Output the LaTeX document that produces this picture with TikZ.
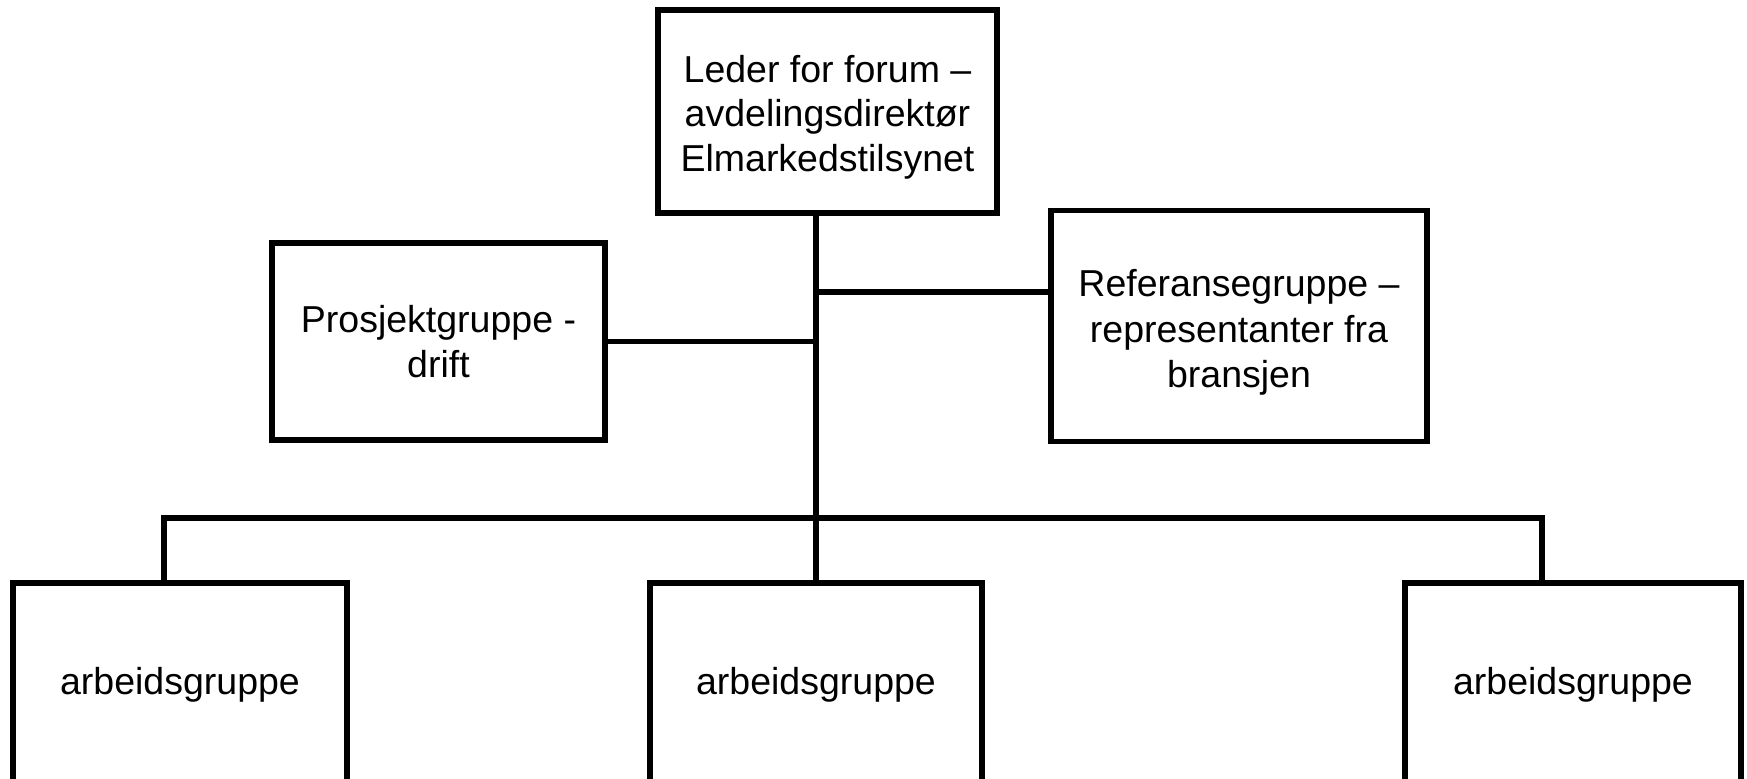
\documentclass[tikz,border=0pt]{standalone}
\usepackage{fontspec}
\setmainfont{Liberation Sans}
\usepackage{tikz}

\begin{document}
\begin{tikzpicture}[x=0.5pt,y=-0.5pt,
    box/.style={draw,line width=2.7pt,align=center,inner sep=0pt,
        font=\fontsize{18.75}{22.3}\selectfont},
    link/.style={line width=2.7pt}]
    \useasboundingbox (0,0) rectangle (1747,779);
    \clip (0,0) rectangle (1747,779);
    \node[box,minimum width=169.5pt,minimum height=101.5pt](leder) at (827.5,111.5) {\rule{0pt}{19pt}Leder for forum --\\avdelingsdirektør\\Elmarkedstilsynet};
    \node[box,minimum width=166.5pt,minimum height=98.5pt](pros) at (438.5,341.5) {Prosjektgruppe -\\drift};
    \node[box,minimum width=188pt,minimum height=115.5pt](ref) at (1239,326) {\rule{0pt}{20pt}Referansegruppe --\\[0.4pt]representanter fra\\[0.4pt]bransjen};
    \node[box,minimum width=167pt,minimum height=101.5pt](arbv) at (180,684.5) {arbeidsgruppe};
    \node[box,minimum width=166pt,minimum height=101.5pt](arbm) at (816,684.5) {arbeidsgruppe};
    \node[box,minimum width=168pt,minimum height=101.5pt](arbh) at (1573,684.5) {arbeidsgruppe};
    \coordinate(refjoin) at (816,292);
    \coordinate(busv) at (164,518);
    \coordinate(bush) at (1542,518);
    \draw[link] (leder.south -| arbm.north) -- (arbm.north);
    \draw[link] (pros.east) -- (pros.east -| arbm.north);
    \draw[link] (refjoin) -- (refjoin -| ref.west);
    \draw[link] (busv |- arbv.north) -- (busv) -- (bush) -- (bush |- arbh.north);
\end{tikzpicture}
\end{document}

-*-

__Set task__: Every line of the data should be copied as it stands, without the images.

__Reply to the exercise__:
Output the LaTeX document that produces this picture with TikZ.
\documentclass[tikz,border=0pt]{standalone}
\usepackage{fontspec}
\setmainfont{Liberation Sans}
\usepackage{tikz}

\begin{document}
\begin{tikzpicture}[x=0.5pt,y=-0.5pt,
    box/.style={draw,line width=2.7pt,align=center,inner sep=0pt,
        font=\fontsize{18.75}{22.3}\selectfont},
    link/.style={line width=2.7pt}]
    \useasboundingbox (0,0) rectangle (1747,779);
    \clip (0,0) rectangle (1747,779);
    \node[box,minimum width=169.5pt,minimum height=101.5pt](leder) at (827.5,111.5) {\rule{0pt}{19pt}Leder for forum --\\avdelingsdirektør\\Elmarkedstilsynet};
    \node[box,minimum width=166.5pt,minimum height=98.5pt](pros) at (438.5,341.5) {Prosjektgruppe -\\drift};
    \node[box,minimum width=188pt,minimum height=115.5pt](ref) at (1239,326) {\rule{0pt}{20pt}Referansegruppe --\\[0.4pt]representanter fra\\[0.4pt]bransjen};
    \node[box,minimum width=167pt,minimum height=101.5pt](arbv) at (180,684.5) {arbeidsgruppe};
    \node[box,minimum width=166pt,minimum height=101.5pt](arbm) at (816,684.5) {arbeidsgruppe};
    \node[box,minimum width=168pt,minimum height=101.5pt](arbh) at (1573,684.5) {arbeidsgruppe};
    \coordinate(refjoin) at (816,292);
    \coordinate(busv) at (164,518);
    \coordinate(bush) at (1542,518);
    \draw[link] (leder.south -| arbm.north) -- (arbm.north);
    \draw[link] (pros.east) -- (pros.east -| arbm.north);
    \draw[link] (refjoin) -- (refjoin -| ref.west);
    \draw[link] (busv |- arbv.north) -- (busv) -- (bush) -- (bush |- arbh.north);
\end{tikzpicture}
\end{document}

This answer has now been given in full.